• **Job**
Search the listing for "this" and copy every line where it appears.
>> start Extracted data
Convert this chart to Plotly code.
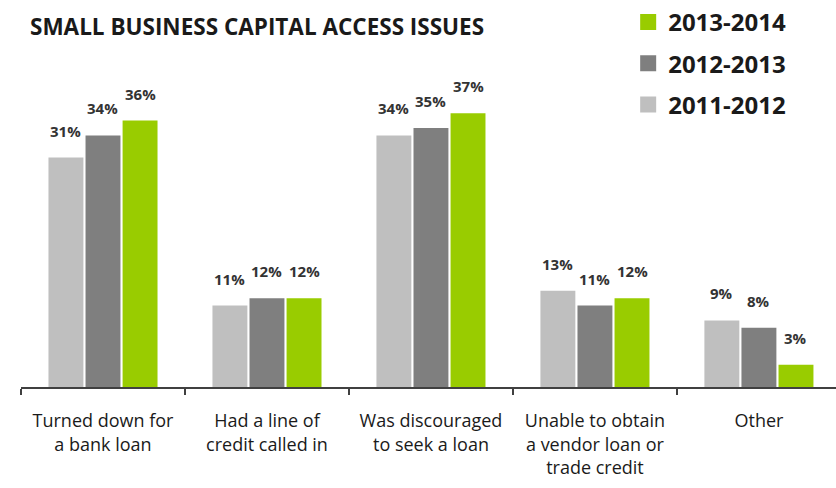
import plotly.graph_objects as go

# Survey categories and share of firms reporting each issue (%)
categories = [
    "Turned down for<br>a bank loan",
    "Had a line of<br>credit called in",
    "Was discouraged<br>to seek a loan",
    "Unable to obtain<br>a vendor loan or<br>trade credit",
    "Other",
]
periods = ["2011-2012", "2012-2013", "2013-2014"]
values_2011_2012 = [31, 11, 34, 13, 9]
values_2012_2013 = [34, 12, 35, 11, 8]
values_2013_2014 = [36, 12, 37, 12, 3]

series = [values_2011_2012, values_2012_2013, values_2013_2014]
colors = ["#BFBFBF", "#7F7F7F", "#99CC00"]

BAR_W = 0.213      # bar width in category units
STEP = 0.226       # distance between bar centres inside a group
LABEL_FONT = dict(family="Open Sans", size=15, color="#333333", weight="bold")

fig = go.Figure()
annotations = []
idx = list(range(len(categories)))

for k, (name, vals, col) in enumerate(zip(periods, series, colors)):
    centre_off = (k - 1) * STEP
    fig.add_trace(go.Bar(
        x=categories, y=vals, name=name,
        marker=dict(color=col, line=dict(width=0)),
        width=BAR_W, offset=centre_off - BAR_W / 2,
        showlegend=False, legendgroup=name,
        hoverinfo="skip",
    ))
    for i, v in zip(idx, vals):
        annotations.append(dict(
            x=i + centre_off, y=v, xref="x", yref="y",
            text=f"{v}%", showarrow=False, yanchor="bottom",
            yshift=15, font=LABEL_FONT,
        ))

# legend swatches, newest period first (no data of their own)
for name, col in reversed(list(zip(periods, colors))):
    fig.add_trace(go.Scatter(
        x=[None], y=[None], mode="markers", name=name, legendgroup=name,
        marker=dict(symbol="square", size=17, color=col),
    ))

fig.update_layout(
    width=836, height=488,
    margin=dict(l=21, r=0, t=16, b=101),
    paper_bgcolor="white", plot_bgcolor="white",
    barmode="overlay",
    title=dict(
        text="SMALL BUSINESS CAPITAL ACCESS ISSUES",
        xref="container", yref="container",
        x=30 / 836, y=1 - 27 / 488, xanchor="left", yanchor="middle",
        font=dict(family="Open Sans", size=22.5, color="#1a1a1a", weight="bold"),
    ),
    legend=dict(
        x=0.745, y=1.045, xanchor="left", yanchor="top",
        traceorder="grouped", tracegroupgap=7,
        font=dict(family="Open Sans", size=24, color="#1a1a1a", weight="bold"),
        itemsizing="trace", bgcolor="rgba(0,0,0,0)",
    ),
    xaxis=dict(
        type="category", categoryorder="array", categoryarray=categories,
        range=[-0.5, 4.47],
        showline=True, linecolor="#404040", linewidth=1.5,
        ticks="outside", tickson="boundaries", ticklen=6,
        tickcolor="#404040", tickwidth=1.5,
        ticklabelstandoff=17,
        tickfont=dict(family="Open Sans", size=18, color="#1a1a1a"),
        showgrid=False, zeroline=False, fixedrange=True,
    ),
    yaxis=dict(
        range=[0, 50], visible=False, showgrid=False, zeroline=False,
    ),
    annotations=annotations,
    showlegend=True,
)

fig.write_html("out.html")
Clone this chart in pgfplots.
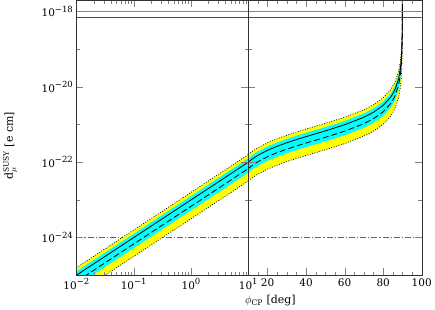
\documentclass[border=0pt]{standalone}
\usepackage{fontspec}
\setmainfont{DejaVu Serif}
\usepackage{pgfplots}
\usepackage{pgfplotstable}
\pgfplotsset{compat=1.18}
\definecolor{yel}{RGB}{255,255,0}
\definecolor{cyn}{RGB}{0,255,255}
\definecolor{rd}{RGB}{255,0,0}
\definecolor{pinkrd}{RGB}{255,90,90}
\definecolor{dgray}{RGB}{100,100,100}
\newcommand{\tp}[1]{10\raisebox{0.45em}{\fontsize{8.5}{9}\selectfont #1}}

\pgfplotstableread{
phi ytop ctop mid dash cbot ybot
0.01 1.569e-25 1.246e-25 9.898e-26 6.69e-26 5.20e-26 3.13e-26
0.1 1.569e-24 1.246e-24 9.898e-25 6.69e-25 5.20e-25 3.13e-25
1 1.569e-23 1.246e-23 9.899e-24 6.69e-24 5.20e-24 3.13e-24
3 4.711e-23 3.742e-23 2.972e-23 2.009e-23 1.560e-23 9.39e-24
10 1.585e-22 1.259e-22 1.000e-22 6.76e-23 5.25e-23 3.16e-23
}\leftdata

\pgfplotstableread{
phi ytop ctop mid dash cbot ybot
10 1.585e-22 1.259e-22 1.000e-22 6.76e-23 5.25e-23 3.16e-23
12 1.911e-22 1.518e-22 1.205e-22 8.15e-23 6.33e-23 3.81e-23
15 2.409e-22 1.913e-22 1.520e-22 1.027e-22 7.98e-23 4.80e-23
20 3.271e-22 2.599e-22 2.064e-22 1.395e-22 1.084e-22 6.52e-23
25 4.191e-22 3.329e-22 2.644e-22 1.787e-22 1.388e-22 8.36e-23
30 5.189e-22 4.122e-22 3.274e-22 2.213e-22 1.719e-22 1.035e-22
35 6.294e-22 5.000e-22 3.971e-22 2.684e-22 2.085e-22 1.255e-22
40 7.543e-22 5.992e-22 4.759e-22 3.217e-22 2.498e-22 1.504e-22
50 1.071e-21 8.508e-22 6.758e-22 4.568e-22 3.548e-22 2.136e-22
60 1.557e-21 1.237e-21 9.823e-22 6.640e-22 5.157e-22 3.104e-22
70 2.469e-21 1.962e-21 1.558e-21 1.053e-21 8.18e-22 4.923e-22
75 3.355e-21 2.665e-21 2.117e-21 1.431e-21 1.111e-21 6.69e-22
80 5.097e-21 4.049e-21 3.216e-21 2.174e-21 1.688e-21 1.016e-21
84 8.553e-21 6.794e-21 5.396e-21 3.648e-21 2.833e-21 1.705e-21
86 1.285e-20 1.021e-20 8.110e-21 5.482e-21 4.258e-21 2.563e-21
88 2.574e-20 2.045e-20 1.624e-20 1.098e-20 8.53e-21 5.13e-21
89 5.150e-20 4.090e-20 3.249e-20 2.196e-20 1.706e-20 1.027e-20
89.5 1.030e-19 8.181e-20 6.498e-20 4.393e-20 3.411e-20 2.053e-20
89.8 2.576e-19 2.046e-19 1.625e-19 1.099e-19 8.53e-20 5.135e-20
89.9 5.150e-19 4.090e-19 3.249e-19 2.196e-19 1.706e-19 1.027e-19
89.95 1.030e-18 8.18e-19 6.499e-19 4.393e-19 3.412e-19 2.054e-19
89.99 5.15e-18 4.09e-18 3.249e-18 2.196e-18 1.706e-18 1.027e-18
89.999 5.15e-17 4.09e-17 3.249e-17 2.196e-17 1.706e-17 1.027e-17
}\rightdata

\pgfplotstableread{
phi y
0.01 1.569e-25
0.1 1.569e-24
1 1.569e-23
3 4.711e-23
10 1.585e-22
10 3.16e-23
3 9.39e-24
1 3.13e-24
0.1 3.13e-25
0.01 3.13e-26
}\leftyellow

\pgfplotstableread{
phi y
0.01 1.246e-25
0.1 1.246e-24
1 1.246e-23
3 3.742e-23
10 1.259e-22
10 5.25e-23
3 1.560e-23
1 5.20e-24
0.1 5.20e-25
0.01 5.20e-26
}\leftcyan

\pgfplotstableread{
phi y
10 1.585e-22
12 1.911e-22
15 2.409e-22
20 3.271e-22
25 4.191e-22
30 5.189e-22
35 6.294e-22
40 7.543e-22
50 1.071e-21
60 1.557e-21
70 2.469e-21
75 3.355e-21
80 5.097e-21
84 8.553e-21
86 1.285e-20
88 2.574e-20
89 5.150e-20
89.5 1.030e-19
89.8 2.576e-19
89.9 5.150e-19
89.95 1.030e-18
89.99 5.15e-18
89.999 5.15e-17
89.999 1.027e-17
89.99 1.027e-18
89.95 2.054e-19
89.9 1.027e-19
89.8 5.135e-20
89.5 2.053e-20
89 1.027e-20
88 5.13e-21
86 2.563e-21
84 1.705e-21
80 1.016e-21
75 6.69e-22
70 4.923e-22
60 3.104e-22
50 2.136e-22
40 1.504e-22
35 1.255e-22
30 1.035e-22
25 8.36e-23
20 6.52e-23
15 4.80e-23
12 3.81e-23
10 3.16e-23
}\rightyellow

\pgfplotstableread{
phi y
10 1.259e-22
12 1.518e-22
15 1.913e-22
20 2.599e-22
25 3.329e-22
30 4.122e-22
35 5.000e-22
40 5.992e-22
50 8.508e-22
60 1.237e-21
70 1.962e-21
75 2.665e-21
80 4.049e-21
84 6.794e-21
86 1.021e-20
88 2.045e-20
89 4.090e-20
89.5 8.181e-20
89.8 2.046e-19
89.9 4.090e-19
89.95 8.18e-19
89.99 4.09e-18
89.999 4.09e-17
89.999 1.706e-17
89.99 1.706e-18
89.95 3.412e-19
89.9 1.706e-19
89.8 8.53e-20
89.5 3.411e-20
89 1.706e-20
88 8.53e-21
86 4.258e-21
84 2.833e-21
80 1.688e-21
75 1.111e-21
70 8.18e-22
60 5.157e-22
50 3.548e-22
40 2.498e-22
35 2.085e-22
30 1.719e-22
25 1.388e-22
20 1.084e-22
15 7.98e-23
12 6.33e-23
10 5.25e-23
}\rightcyan

\begin{document}
\begin{tikzpicture}
\begin{axis}[
  scale only axis, height=275bp, width=172bp,
  axis on top,
  ymode=log, ymin=1e-25, ymax=2e-18,
  ytick={1e-24,1e-22,1e-20,1e-18},
  yticklabels={\tp{−24},\tp{−22},\tp{−20},\tp{−18}},
  minor ytick={1e-25,1e-23,1e-21,1e-19},
  tick align=inside, xtick pos=both, ytick pos=both,
  major tick length=7bp, minor tick length=3.5bp,
  tick label style={font=\fontsize{10.5}{12}\selectfont},
  label style={font=\fontsize{11}{13}\selectfont},
  axis line style={black!80},
  xmode=log, xmin=0.01, xmax=10,
  xtick={0.01,0.1,1,10},
  xticklabels={\tp{−2},\tp{−1},\tp{0},\tp{1}},
  ylabel={d$_{\mu}^{\hbox{\fontsize{7.5}{8}\selectfont SUSY}}$ [e cm]},
  ylabel style={at={(axis description cs:-0.385,0.47)}, anchor=center},
]
\addplot[color=dgray, line width=0.6pt, dash pattern=on 6bp off 2bp on 1.2bp off 2bp] coordinates {(0.01,1e-24) (10,1e-24)};
\addplot[fill=yel, draw=none] table[x=phi,y=y]{\leftyellow} -- cycle;
\addplot[fill=cyn, draw=none] table[x=phi,y=y]{\leftcyan} -- cycle;
\addplot[color=black, line width=0.7pt, dash pattern=on 0.9bp off 1.6bp] table[x=phi,y=ytop]{\leftdata};
\addplot[color=black, line width=0.7pt, dash pattern=on 0.9bp off 1.6bp] table[x=phi,y=ybot]{\leftdata};
\addplot[black, line width=0.8pt] table[x=phi,y=mid]{\leftdata};
\addplot[black, line width=0.8pt, dash pattern=on 6bp off 3bp] table[x=phi,y=dash]{\leftdata};
\addplot[color=pinkrd, line width=1.1pt] coordinates {(0.01,1e-18) (10,1e-18)};
\addplot[color=rd, line width=1.1pt] coordinates {(0.01,7e-19) (10,7e-19)};
\end{axis}

\begin{axis}[at={(172bp,0)},
  scale only axis, height=275bp, width=173.5bp,
  axis on top,
  ymode=log, ymin=1e-25, ymax=2e-18,
  ytick={1e-24,1e-22,1e-20,1e-18},
  minor ytick={1e-25,1e-23,1e-21,1e-19},
  tick align=inside, xtick pos=both, ytick pos=both,
  major tick length=7bp, minor tick length=3.5bp,
  tick label style={font=\fontsize{10.5}{12}\selectfont},
  label style={font=\fontsize{11}{13}\selectfont},
  axis line style={black!80},
  xmin=10, xmax=100,
  xtick={20,40,60,80,100},
  xticklabels={20,40,60,80,100},
  minor xtick={10,15,...,95},
  yticklabels={},
  xlabel={$\phi$\textsubscript{CP} [deg]},
  xlabel style={at={(axis description cs:0.127,0)}, anchor=north, yshift=-17bp},
]
\addplot[color=dgray, line width=0.6pt, dash pattern=on 6bp off 2bp on 1.2bp off 2bp] coordinates {(10,1e-24) (100,1e-24)};
\addplot[fill=yel, draw=none] table[x=phi,y=y]{\rightyellow} -- cycle;
\addplot[fill=cyn, draw=none] table[x=phi,y=y]{\rightcyan} -- cycle;
\addplot[color=black, line width=0.7pt, dash pattern=on 0.9bp off 1.6bp] table[x=phi,y=ytop]{\rightdata};
\addplot[color=black, line width=0.7pt, dash pattern=on 0.9bp off 1.6bp] table[x=phi,y=ybot]{\rightdata};
\addplot[black, line width=0.8pt] table[x=phi,y=mid]{\rightdata};
\addplot[black, line width=0.8pt, dash pattern=on 6bp off 3bp] table[x=phi,y=dash]{\rightdata};
\addplot[color=pinkrd, line width=1.1pt] coordinates {(10,1e-18) (100,1e-18)};
\addplot[color=rd, line width=1.1pt] coordinates {(10,7e-19) (100,7e-19)};
\end{axis}
\end{tikzpicture}
\end{document}
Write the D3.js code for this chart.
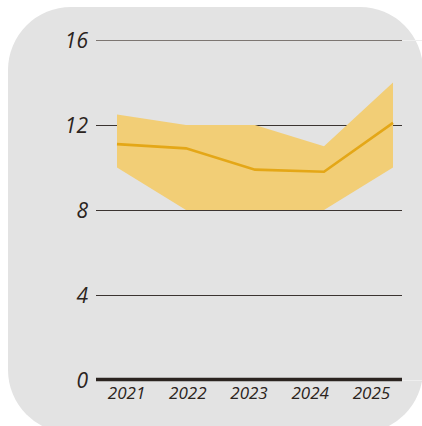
<!DOCTYPE html>
<html>
<head>
<meta charset="utf-8">
<script src="https://cdn.jsdelivr.net/npm/d3@7"></script>
<style>
  body { margin: 0; background: #fff; }
  svg text { font-family: "Open Sans", sans-serif; font-style: italic; fill: #2b2420; }
</style>
</head>
<body>
<script>
// chart data
var years = ["2021", "2022", "2023", "2024", "2025"];
var mid = [11.1, 10.9, 9.9, 9.8, 12.1];
var upper = [12.5, 12, 12, 11, 14];
var lower = [10, 8, 8, 8, 10];
var yTicks = [0, 4, 8, 12, 16];

var width = 422,
  height = 426;

var svg = d3
  .select("body")
  .append("svg")
  .attr("width", width)
  .attr("height", height);

// rounded grey panel
svg
  .append("rect")
  .attr("x", 8)
  .attr("y", 7)
  .attr("width", 415)
  .attr("height", 426)
  .attr("rx", 63)
  .attr("fill", "#e3e3e3");

var y = d3.scaleLinear().domain([0, 16]).range([380, 40]);
var xPts = d3.scalePoint().domain(years).range([117, 393]);
var xBand = d3.scaleBand().domain(years).range([96, 402]);

// faint extensions of top and bottom gridlines
svg
  .selectAll("line.ext")
  .data([0, 16])
  .enter()
  .append("line")
  .attr("class", "ext")
  .attr("x1", 402)
  .attr("x2", 422)
  .attr("y1", d => y(d) + 0.5)
  .attr("y2", d => y(d) + 0.5)
  .attr("stroke", "#eeeeee")
  .attr("stroke-width", 1);

// gridlines (crisp, 1px)
svg
  .append("g")
  .selectAll("line")
  .data(yTicks.filter(d => d > 0))
  .enter()
  .append("line")
  .attr("x1", 96)
  .attr("x2", 402)
  .attr("y1", d => y(d) + 0.5)
  .attr("y2", d => y(d) + 0.5)
  .attr("stroke", d => (d === 16 ? "#7d7672" : "#3b3431"))
  .attr("stroke-width", 1);

// band
var area = d3
  .area()
  .x((d, i) => xPts(years[i]))
  .y0((d, i) => y(lower[i]))
  .y1((d, i) => y(upper[i]));
svg
  .append("path")
  .datum(years)
  .attr("d", area)
  .attr("fill", "#f2ce76");

// middle line
var line = d3
  .line()
  .x((d, i) => xPts(years[i]))
  .y(d => y(d));
svg
  .append("path")
  .datum(mid)
  .attr("d", line)
  .attr("fill", "none")
  .attr("stroke", "#e4a717")
  .attr("stroke-width", 2.6);

// baseline
svg
  .append("line")
  .attr("x1", 96)
  .attr("x2", 402)
  .attr("y1", y(0) - 0.5)
  .attr("y2", y(0) - 0.5)
  .attr("stroke", "#2b2420")
  .attr("stroke-width", 3.5);

// y labels
svg
  .append("g")
  .selectAll("text")
  .data(yTicks)
  .enter()
  .append("text")
  .attr("x", 88)
  .attr("y", d => y(d))
  .attr("dy", "0.36em")
  .attr("text-anchor", "end")
  .style("font-size", "21px")
  .text(d => d);

// year labels
svg
  .append("g")
  .selectAll("text")
  .data(years)
  .enter()
  .append("text")
  .attr("x", d => xBand(d) + xBand.bandwidth() / 2)
  .attr("y", 399)
  .attr("text-anchor", "middle")
  .style("font-size", "17px")
  .text(d => d);
</script>
</body>
</html>
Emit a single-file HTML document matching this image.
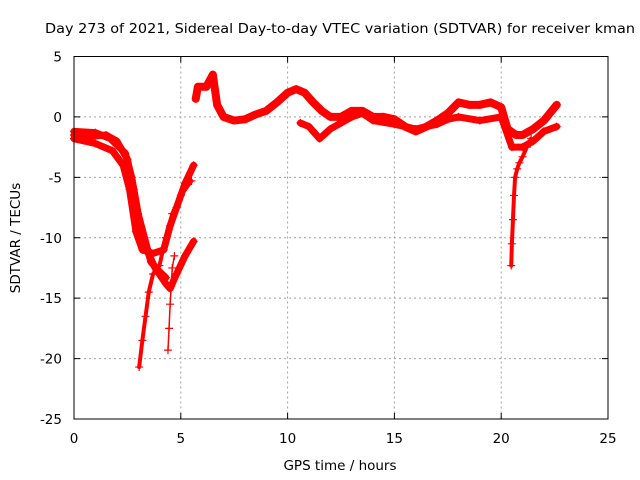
<!DOCTYPE html>
<html><head><meta charset="utf-8">
<style>
body{margin:0;background:#fff;}
svg{display:block;font-family:"DejaVu Sans","Liberation Sans",sans-serif;}
</style></head>
<body>
<svg id="chart" width="640" height="480" xmlns="http://www.w3.org/2000/svg">
<rect width="640" height="480" fill="#fff"/>
<text x="45" y="33" font-size="13.5" textLength="590" lengthAdjust="spacingAndGlyphs">Day 273 of 2021, Sidereal Day-to-day VTEC variation (SDTVAR) for receiver kman</text>
<text x="340" y="470" font-size="13.5" text-anchor="middle">GPS time / hours</text>
<text transform="translate(20,238) rotate(-90)" font-size="13.5" text-anchor="middle">SDTVAR / TECUs</text>
<g id="grid"></g>
<g id="series"></g>
<rect x="74" y="56.5" width="534" height="362.5" fill="none" stroke="#000" stroke-width="1"/>
<g id="ticks"></g>
</svg>
<script>
const xTicks=[0,5,10,15,20,25];
const yTicks=[5,0,-5,-10,-15,-20,-25];
// tracks: hours and values
const trackAh=[0,0.8,1.5,2,2.5,2.8,3.1,3.4,3.8,4.3,4.5,4.8,5.2,5.6];
const trackAv=[-1.5,-1.6,-1.5,-2,-3.5,-6,-9,-11,-12.5,-13.8,-14.2,-13,-11.5,-10.3];
const trackBh=[0,1,1.8,2.3,2.6,2.9,3.2,3.7,4.2,4.5,4.8,5.2,5.6];
const trackBv=[-1.8,-2.2,-2.8,-4,-6,-9.5,-11,-11.3,-11,-9,-7.5,-5.5,-4];
const trackCh=[0,1,1.7,2.4,2.7,3.0,3.3,3.6,4.0,4.3];
const trackCv=[-1.2,-1.3,-1.8,-3,-5,-8,-10,-12,-12.8,-13.3];
const trackDh=[3.05,3.2,3.35,3.5,3.7,4.0,4.3,4.6,5.0,5.5];
const trackDv=[-20.7,-18.5,-16.5,-14.5,-13,-12.3,-10,-8,-6.5,-5.3];
const trackEh=[4.4,4.45,4.5,4.55,4.6,4.7];
const trackEv=[-19.3,-17.5,-15.5,-14,-12.5,-11.5];
const trackFh=[5.7,5.8,6.2,6.5,6.7,7,7.5,8,8.5,9,9.5,10,10.4,10.8,11.2,11.6,12,12.5,13,13.5,14,14.5,15,15.5,16,16.5,17,17.5,18,18.5,19,19.5,20,20.3,20.7,21,21.5,22,22.6];
const trackFv=[1.5,2.5,2.5,3.5,1,0,-0.3,-0.2,0.2,0.5,1.2,2,2.3,2,1.2,0.5,0,0,0.5,0.5,0,0,-0.2,-0.8,-1.2,-0.8,-0.3,0.3,1.2,1,1,1.2,0.8,-1,-1.5,-1.5,-1,-0.3,1];
const trackGh=[10.6,11,11.5,12,12.5,13,13.5,14,15,16,17,17.5,18,19,20,20.5,21,21.5,22,22.6];
const trackGv=[-0.5,-0.8,-1.8,-1,-0.5,0,0.3,-0.3,-0.6,-1,-0.6,-0.2,0,-0.3,0,-2.5,-2.5,-2,-1.2,-0.8];
const trackHh=[20.47,20.5,20.55,20.6,20.65,20.75,20.85,21.0,21.2,21.4];
const trackHv=[-12.3,-10.5,-8.5,-6.5,-5,-4.3,-3.8,-3.3,-2.5,-1.8];
const tracks=[[trackAh,trackAv],[trackBh,trackBv],[trackCh,trackCv],[trackDh,trackDv],[trackEh,trackEv],[trackFh,trackFv],[trackGh,trackGv],[trackHh,trackHv]];
const widths=[7,7,7,4,1.5,8,7,4];
const NS="http://www.w3.org/2000/svg";
const X0=74,X1=608,Y0=419,Y1=56.5,xmin=0,xmax=25,ymin=-25,ymax=5;
function xs(h){return X0+(h-xmin)/(xmax-xmin)*(X1-X0);}
function ys(v){return Y0-(v-ymin)/(ymax-ymin)*(Y0-Y1);}
const grid=document.getElementById('grid'),ticks=document.getElementById('ticks'),ser=document.getElementById('series');
xTicks.forEach(t=>{
  const x=xs(t);
  if(t>xmin&&t<xmax){
    const l=document.createElementNS(NS,'line');
    
    
    l.setAttribute('x1',x);l.setAttribute('x2',x);l.setAttribute('y1',Y1);l.setAttribute('y2',Y0);
    l.setAttribute('stroke','#a0a0a0');l.setAttribute('stroke-dasharray','2,3');grid.appendChild(l);
  }
  const tk=document.createElementNS(NS,'path');
  
  
  tk.setAttribute('d',`M${x},${Y0}v-6M${x},${Y1}v6`);tk.setAttribute('stroke','#000');ticks.appendChild(tk);
  const tx=document.createElementNS(NS,'text');
  
  
  tx.setAttribute('x',x);tx.setAttribute('y',443);tx.setAttribute('font-size','13.5');tx.setAttribute('text-anchor','middle');
  tx.textContent=t;ticks.appendChild(tx);
});
yTicks.forEach(t=>{
  const y=ys(t);
  if(t>ymin&&t<ymax){
    const l=document.createElementNS(NS,'line');
    
    
    l.setAttribute('x1',X0);l.setAttribute('x2',X1);l.setAttribute('y1',y);l.setAttribute('y2',y);
    l.setAttribute('stroke','#a0a0a0');l.setAttribute('stroke-dasharray','2,3');grid.appendChild(l);
  }
  const tk=document.createElementNS(NS,'path');
  
  
  tk.setAttribute('d',`M${X0},${y}h6M${X1},${y}h-6`);tk.setAttribute('stroke','#000');ticks.appendChild(tk);
  const tx=document.createElementNS(NS,'text');
  
  
  tx.setAttribute('x',62);tx.setAttribute('y',y+5);tx.setAttribute('font-size','13.5');tx.setAttribute('text-anchor','end');
  tx.textContent=t;ticks.appendChild(tx);
});
tracks.forEach((tr,i)=>{
  const [hs,vs]=tr;
  const pts=hs.map((h,j)=>xs(h)+','+ys(vs[j])).join(' ');
  const pl=document.createElementNS(NS,'polyline');
  
  
  pl.setAttribute('points',pts);pl.setAttribute('fill','none');pl.setAttribute('stroke','#ff0000');
  pl.setAttribute('stroke-width',widths[i]);pl.setAttribute('stroke-linejoin','round');pl.setAttribute('stroke-linecap','round');
  ser.appendChild(pl);
  hs.forEach((h,j)=>{
    const x=xs(h),y=ys(vs[j]);
    const m=document.createElementNS(NS,'path');
    
    
    m.setAttribute('d',`M${x-4},${y}h8M${x},${y-4}v8`);m.setAttribute('stroke','#ff0000');m.setAttribute('stroke-width','1.2');
    ser.appendChild(m);
  });
});
</script>
</body></html>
>> end Extracted data
• **In response**
Convert this chart to Plotly code.
Clone this chart in pgfplots.
Write the D3.js code for this chart.
Emit a single-file HTML document matching this image.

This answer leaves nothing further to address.